# Job:
Identify each line containing the word "that" and copy it.

# Material supplied:

--- begin ---

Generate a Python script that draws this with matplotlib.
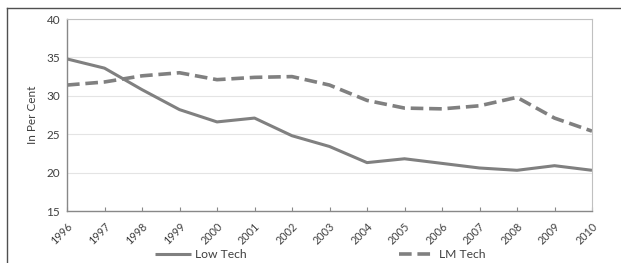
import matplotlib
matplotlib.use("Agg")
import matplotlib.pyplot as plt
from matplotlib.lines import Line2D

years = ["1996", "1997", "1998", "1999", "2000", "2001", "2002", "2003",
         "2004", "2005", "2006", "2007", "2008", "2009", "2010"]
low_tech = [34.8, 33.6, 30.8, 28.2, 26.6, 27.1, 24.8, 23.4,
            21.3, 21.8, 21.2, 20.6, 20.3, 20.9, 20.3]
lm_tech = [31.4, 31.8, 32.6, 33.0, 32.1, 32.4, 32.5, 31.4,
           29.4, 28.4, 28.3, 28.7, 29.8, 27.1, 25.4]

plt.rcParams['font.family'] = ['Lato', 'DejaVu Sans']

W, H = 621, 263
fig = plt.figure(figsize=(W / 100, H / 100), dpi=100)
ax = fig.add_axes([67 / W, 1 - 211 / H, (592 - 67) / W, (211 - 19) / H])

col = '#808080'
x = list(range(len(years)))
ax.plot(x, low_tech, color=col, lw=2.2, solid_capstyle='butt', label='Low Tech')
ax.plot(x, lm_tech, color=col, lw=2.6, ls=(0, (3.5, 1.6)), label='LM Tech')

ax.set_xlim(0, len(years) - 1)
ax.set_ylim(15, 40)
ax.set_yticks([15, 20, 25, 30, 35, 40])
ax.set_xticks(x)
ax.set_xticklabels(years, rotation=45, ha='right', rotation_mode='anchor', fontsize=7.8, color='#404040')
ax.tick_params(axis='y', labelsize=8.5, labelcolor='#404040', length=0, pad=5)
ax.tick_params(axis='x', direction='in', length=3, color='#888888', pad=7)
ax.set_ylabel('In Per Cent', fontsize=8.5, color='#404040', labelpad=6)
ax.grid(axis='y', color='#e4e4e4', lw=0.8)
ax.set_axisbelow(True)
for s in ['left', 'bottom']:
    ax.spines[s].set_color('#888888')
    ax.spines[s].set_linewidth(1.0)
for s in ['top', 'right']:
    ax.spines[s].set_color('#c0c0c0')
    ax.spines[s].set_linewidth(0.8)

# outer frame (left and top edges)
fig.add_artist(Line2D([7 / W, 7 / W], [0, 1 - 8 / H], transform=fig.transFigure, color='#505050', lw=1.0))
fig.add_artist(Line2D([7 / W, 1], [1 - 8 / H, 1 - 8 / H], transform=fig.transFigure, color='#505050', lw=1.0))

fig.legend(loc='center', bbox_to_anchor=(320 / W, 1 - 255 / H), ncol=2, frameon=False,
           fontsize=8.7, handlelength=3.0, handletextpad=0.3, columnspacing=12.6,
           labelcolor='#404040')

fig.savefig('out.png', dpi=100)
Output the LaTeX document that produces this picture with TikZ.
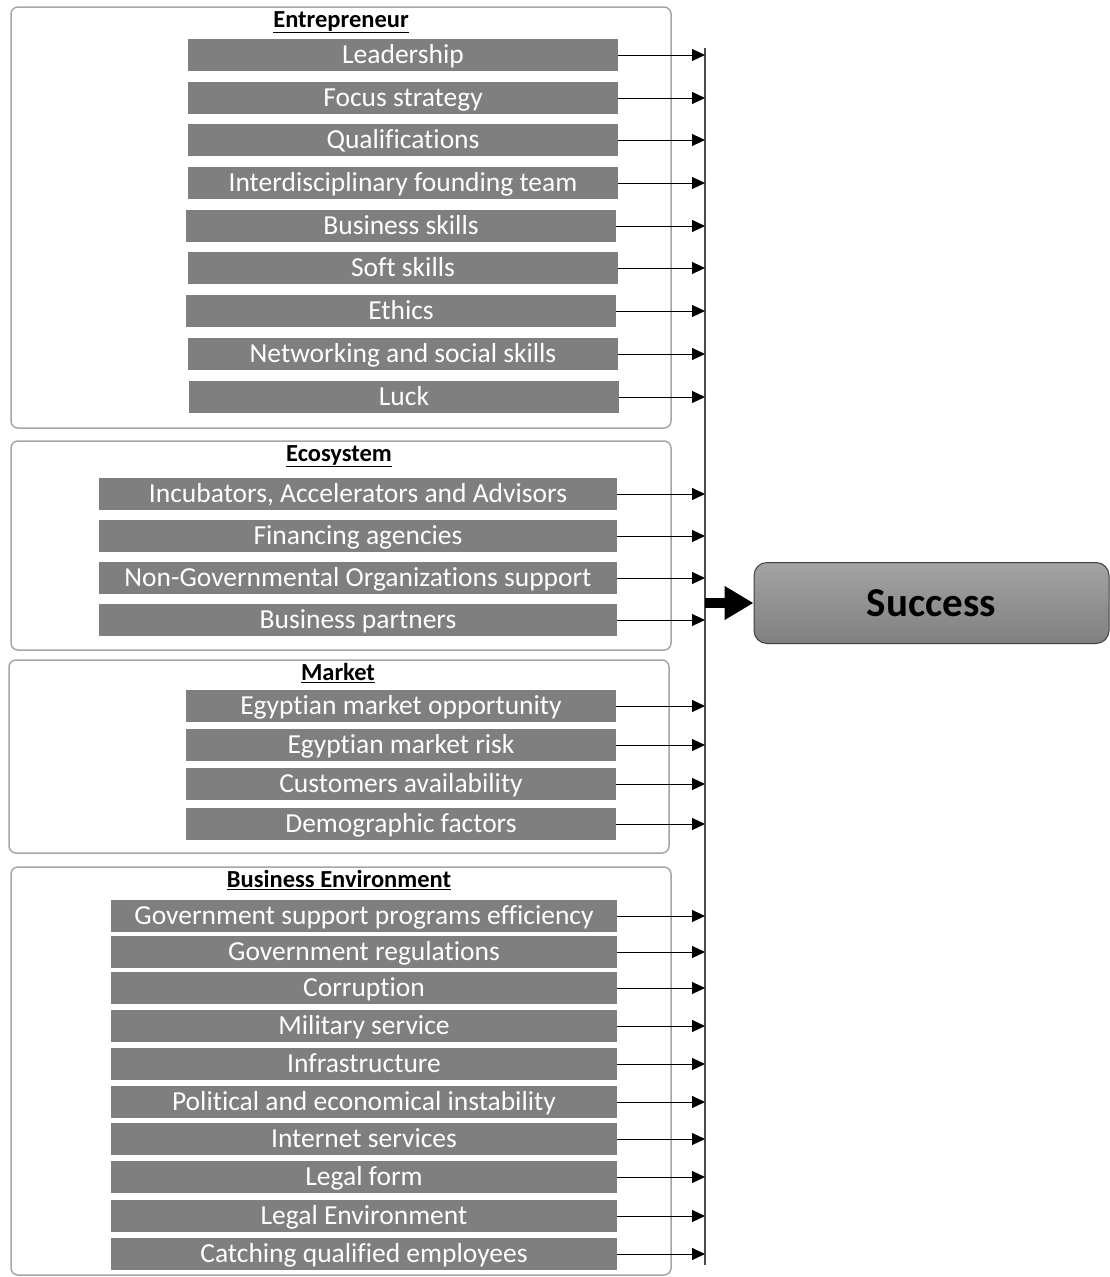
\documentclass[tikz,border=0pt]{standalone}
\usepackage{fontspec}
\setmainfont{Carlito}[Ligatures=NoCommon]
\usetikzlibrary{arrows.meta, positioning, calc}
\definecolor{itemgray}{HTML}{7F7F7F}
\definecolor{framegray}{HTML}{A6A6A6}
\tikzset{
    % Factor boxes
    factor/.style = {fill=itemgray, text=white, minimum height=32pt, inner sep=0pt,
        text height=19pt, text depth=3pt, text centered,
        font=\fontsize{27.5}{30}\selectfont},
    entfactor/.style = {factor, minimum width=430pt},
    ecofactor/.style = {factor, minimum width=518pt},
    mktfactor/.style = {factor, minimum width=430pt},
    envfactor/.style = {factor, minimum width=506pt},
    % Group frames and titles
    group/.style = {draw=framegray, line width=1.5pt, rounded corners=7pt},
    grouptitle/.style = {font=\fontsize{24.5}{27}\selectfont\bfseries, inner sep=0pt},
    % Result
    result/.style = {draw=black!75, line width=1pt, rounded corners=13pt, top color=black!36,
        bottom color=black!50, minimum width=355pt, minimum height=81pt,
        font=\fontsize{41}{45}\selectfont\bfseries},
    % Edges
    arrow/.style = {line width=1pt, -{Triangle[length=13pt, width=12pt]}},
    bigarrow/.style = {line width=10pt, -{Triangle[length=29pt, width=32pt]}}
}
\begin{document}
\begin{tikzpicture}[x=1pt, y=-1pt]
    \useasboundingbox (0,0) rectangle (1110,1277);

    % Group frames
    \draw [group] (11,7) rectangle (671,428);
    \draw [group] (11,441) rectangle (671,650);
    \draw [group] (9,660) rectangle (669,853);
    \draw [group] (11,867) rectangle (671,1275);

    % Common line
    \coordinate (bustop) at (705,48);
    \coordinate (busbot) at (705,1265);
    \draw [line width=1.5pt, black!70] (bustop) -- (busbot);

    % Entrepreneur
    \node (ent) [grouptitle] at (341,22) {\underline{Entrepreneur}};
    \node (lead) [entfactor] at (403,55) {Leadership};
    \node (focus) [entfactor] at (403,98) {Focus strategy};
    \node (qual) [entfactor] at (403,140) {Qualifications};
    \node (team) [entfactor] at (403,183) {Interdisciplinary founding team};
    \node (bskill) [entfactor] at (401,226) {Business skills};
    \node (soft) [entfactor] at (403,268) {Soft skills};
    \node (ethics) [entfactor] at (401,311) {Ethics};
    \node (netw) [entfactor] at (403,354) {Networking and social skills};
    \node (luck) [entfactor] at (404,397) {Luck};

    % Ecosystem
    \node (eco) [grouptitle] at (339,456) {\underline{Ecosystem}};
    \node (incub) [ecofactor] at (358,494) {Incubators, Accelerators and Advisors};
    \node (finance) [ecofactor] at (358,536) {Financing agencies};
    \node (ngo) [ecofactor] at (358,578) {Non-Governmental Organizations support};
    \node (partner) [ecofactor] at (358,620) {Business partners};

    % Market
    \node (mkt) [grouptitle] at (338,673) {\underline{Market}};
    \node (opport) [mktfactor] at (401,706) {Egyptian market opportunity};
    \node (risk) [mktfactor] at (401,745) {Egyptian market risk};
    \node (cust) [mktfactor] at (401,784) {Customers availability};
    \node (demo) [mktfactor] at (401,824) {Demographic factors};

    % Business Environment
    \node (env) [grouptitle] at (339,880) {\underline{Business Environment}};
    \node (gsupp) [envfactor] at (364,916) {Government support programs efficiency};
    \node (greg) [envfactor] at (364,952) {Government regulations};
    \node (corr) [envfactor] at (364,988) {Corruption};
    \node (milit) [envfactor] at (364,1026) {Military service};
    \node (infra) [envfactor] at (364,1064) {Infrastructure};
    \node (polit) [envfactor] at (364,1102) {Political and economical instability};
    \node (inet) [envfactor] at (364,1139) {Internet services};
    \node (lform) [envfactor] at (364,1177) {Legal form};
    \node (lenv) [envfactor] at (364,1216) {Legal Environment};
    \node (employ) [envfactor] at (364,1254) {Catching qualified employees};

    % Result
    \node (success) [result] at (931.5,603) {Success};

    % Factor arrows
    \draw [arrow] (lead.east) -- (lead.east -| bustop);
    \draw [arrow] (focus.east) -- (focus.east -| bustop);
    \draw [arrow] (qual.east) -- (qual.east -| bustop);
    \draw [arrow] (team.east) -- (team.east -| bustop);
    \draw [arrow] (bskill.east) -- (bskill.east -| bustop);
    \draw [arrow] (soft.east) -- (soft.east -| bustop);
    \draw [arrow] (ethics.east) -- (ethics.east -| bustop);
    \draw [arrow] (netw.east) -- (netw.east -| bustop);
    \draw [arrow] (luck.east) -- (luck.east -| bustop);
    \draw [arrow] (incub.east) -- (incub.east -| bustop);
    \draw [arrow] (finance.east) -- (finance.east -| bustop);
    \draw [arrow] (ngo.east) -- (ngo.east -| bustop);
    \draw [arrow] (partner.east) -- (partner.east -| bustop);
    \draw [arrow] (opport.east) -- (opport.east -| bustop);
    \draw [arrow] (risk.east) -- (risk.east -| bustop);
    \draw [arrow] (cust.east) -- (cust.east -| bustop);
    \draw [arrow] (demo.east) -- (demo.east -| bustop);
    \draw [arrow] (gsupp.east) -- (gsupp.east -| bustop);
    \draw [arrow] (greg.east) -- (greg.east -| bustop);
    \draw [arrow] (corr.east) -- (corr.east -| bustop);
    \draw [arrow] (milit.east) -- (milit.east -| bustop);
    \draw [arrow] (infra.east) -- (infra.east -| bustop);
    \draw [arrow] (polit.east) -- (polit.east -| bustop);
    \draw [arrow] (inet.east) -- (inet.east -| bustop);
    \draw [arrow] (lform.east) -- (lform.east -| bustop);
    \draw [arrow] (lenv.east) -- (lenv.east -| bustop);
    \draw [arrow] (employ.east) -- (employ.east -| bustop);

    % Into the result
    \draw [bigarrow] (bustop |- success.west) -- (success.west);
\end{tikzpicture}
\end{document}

--- end ---

# Worked answer:
Generate a Python script that draws this with matplotlib.
Output the LaTeX document that produces this picture with TikZ.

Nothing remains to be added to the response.